Clean beauty is, at its core, a transparency movement. It asks brands to be honest about what’s in their products and why — and it asks consumers to start reading labels.
Why clean beauty connects to the environment
Your skincare routine doesn’t stay on your skin. When you rinse off a cleanser or step out of the shower, everything goes somewhere. Certain synthetic chemicals — UV filters, microplastics, synthetic musks — have been found in rivers, marine life, and drinking water sources.
Choosing clean beauty products isn’t just a personal health choice. It’s a decision that ripples outward — into waterways, ecosystems, and the bodies of people downstream.
The ingredients worth knowing
You don’t need to memorise a chemistry textbook, but a few names are worth recognising when you’re building a clean beauty routine.
Oxybenzone, commonly found in sunscreens, has been linked to coral reef damage. Microbeads — now banned in the UK — were once widely used in face scrubs and toothpaste, entering water systems in their billions. Synthetic fragrances can contain dozens of undisclosed chemicals under a single word on an ingredient label.
Parabens, used as preservatives, are endocrine disruptors that have been found in human tissue. Sulphates, while effective cleansers, strip the skin’s natural barrier and are often unnecessarily harsh.
None of this means every product on the shelf is dangerous. But it does mean that knowing what’s in your products — and what isn’t — puts you in a stronger position.
It doesn’t have to be expensive
One of the most persistent myths about clean beauty is that it costs more. Sometimes it does.

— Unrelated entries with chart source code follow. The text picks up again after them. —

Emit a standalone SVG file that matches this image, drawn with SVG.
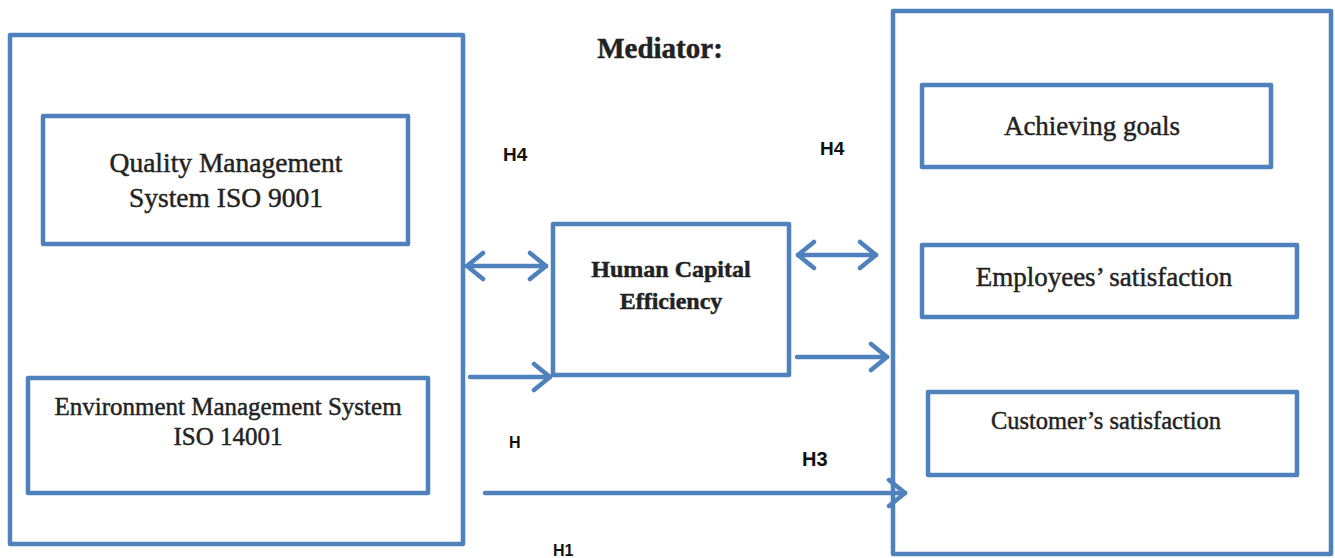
<svg xmlns="http://www.w3.org/2000/svg" width="1335" height="558" viewBox="0 0 1335 558">
  <style>
    .box { fill: none; stroke: #4F81BD; stroke-width: 4.5; stroke-linejoin: round; }
    .link { fill: none; stroke: #4F81BD; stroke-width: 4.5; stroke-linecap: round; }
    .lbl { font-family: "Liberation Serif", "DejaVu Serif", serif; fill: #222; stroke: #222; stroke-width: 0.45; text-anchor: middle; }
    .hyp { font-family: "Liberation Sans", Arial, sans-serif; font-weight: bold; fill: #111; }
  </style>
  <defs>
    <marker id="chev" markerUnits="userSpaceOnUse" viewBox="-20 -16 24 32" refX="0" refY="0" markerWidth="24" markerHeight="32" orient="auto-start-reverse">
      <path d="M -16,-13 L 0,0 L -16,13" fill="none" stroke="#4F81BD" stroke-width="4.5" stroke-linecap="round" stroke-linejoin="round"/>
    </marker>
  </defs>
  <rect width="1335" height="558" fill="#fff"/>

  <!-- independent variables -->
  <g id="independent">
    <rect class="box" x="10" y="35" width="453" height="509"/>
  </g>
  <g id="qms">
    <rect class="box" x="43" y="116" width="365" height="128"/>
    <text class="lbl" x="226" y="172" font-size="27.5">Quality Management</text>
    <text class="lbl" x="226" y="207" font-size="27.5">System ISO 9001</text>
  </g>
  <g id="ems">
    <rect class="box" x="28" y="378" width="400" height="115"/>
    <text class="lbl" x="228" y="415" font-size="25">Environment Management System</text>
    <text class="lbl" x="228" y="445" font-size="25">ISO 14001</text>
  </g>

  <!-- mediator -->
  <g id="mediator-title">
    <text class="lbl" x="660" y="58" font-size="29" font-weight="bold">Mediator:</text>
  </g>
  <g id="hce">
    <rect class="box" x="553" y="224" width="236" height="151"/>
    <text class="lbl" x="671" y="277" font-size="24" font-weight="bold">Human Capital</text>
    <text class="lbl" x="671" y="309" font-size="24" font-weight="bold">Efficiency</text>
  </g>

  <!-- dependent variables -->
  <g id="dependent">
    <rect class="box" x="893" y="11" width="438" height="543"/>
  </g>
  <g id="goals">
    <rect class="box" x="922" y="85" width="349" height="82"/>
    <text class="lbl" x="1092" y="135" font-size="27">Achieving goals</text>
  </g>
  <g id="employees">
    <rect class="box" x="922" y="245" width="375" height="72"/>
    <text class="lbl" x="1104" y="286" font-size="27">Employees’ satisfaction</text>
  </g>
  <g id="customers">
    <rect class="box" x="928" y="392" width="369" height="83"/>
    <text class="lbl" x="1106" y="429" font-size="24.5">Customer’s satisfaction</text>
  </g>

  <!-- connectors -->
  <g id="connectors">
    <line class="link" x1="467" y1="266" x2="546" y2="266" marker-start="url(#chev)" marker-end="url(#chev)"/>
    <line class="link" x1="798" y1="255" x2="876" y2="255" marker-start="url(#chev)" marker-end="url(#chev)"/>
    <line class="link" x1="470" y1="377" x2="550" y2="377" marker-end="url(#chev)"/>
    <line class="link" x1="797" y1="357" x2="887" y2="357" marker-end="url(#chev)"/>
    <line class="link" x1="485" y1="493" x2="905" y2="493" marker-end="url(#chev)"/>
  </g>

  <!-- hypothesis labels -->
  <g id="hypotheses">
    <text class="hyp" x="503" y="161" font-size="19">H4</text>
    <text class="hyp" x="820" y="155" font-size="19">H4</text>
    <text class="hyp" x="509" y="448" font-size="16">H</text>
    <text class="hyp" x="802" y="466" font-size="20">H3</text>
    <text class="hyp" x="553" y="556" font-size="16">H1</text>
  </g>
</svg>
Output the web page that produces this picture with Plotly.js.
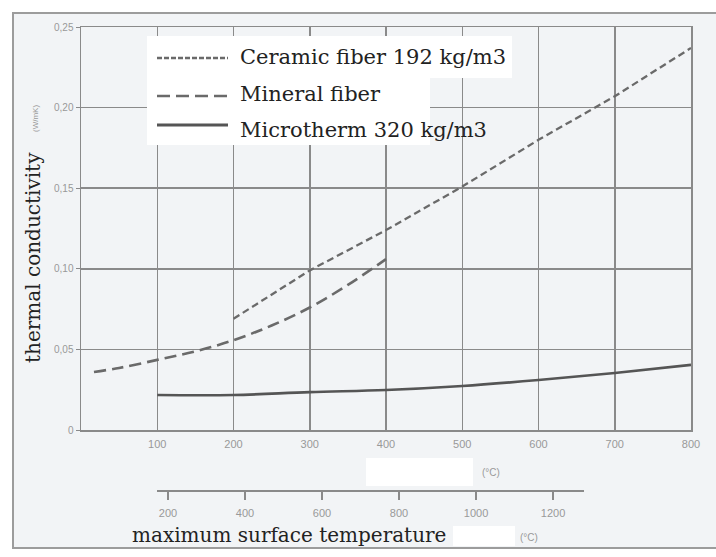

But increasingly, accessible brands are formulating without the problematic ingredients, at ordinary price points.
And when you start to simplify your clean beauty routine — using fewer products, choosing multitaskers, finishing what you have before buying something new — the overall cost often evens out, or even drops.
The sweet spot is finding products that work, that you trust, and that don’t require you to cross your fingers about what’s inside.
Where to start
If clean beauty feels overwhelming, begin with the products that stay on your skin the longest — moisturisers, serums, and SPF. These have the most direct and sustained contact with your skin, and therefore the most potential for absorption.
From there, work through your routine gradually. There’s no need to throw everything out and start over. Use what you have, and make cleaner choices as products run out.
Clean beauty isn’t about being perfect. It’s about making more informed choices, one product at a time.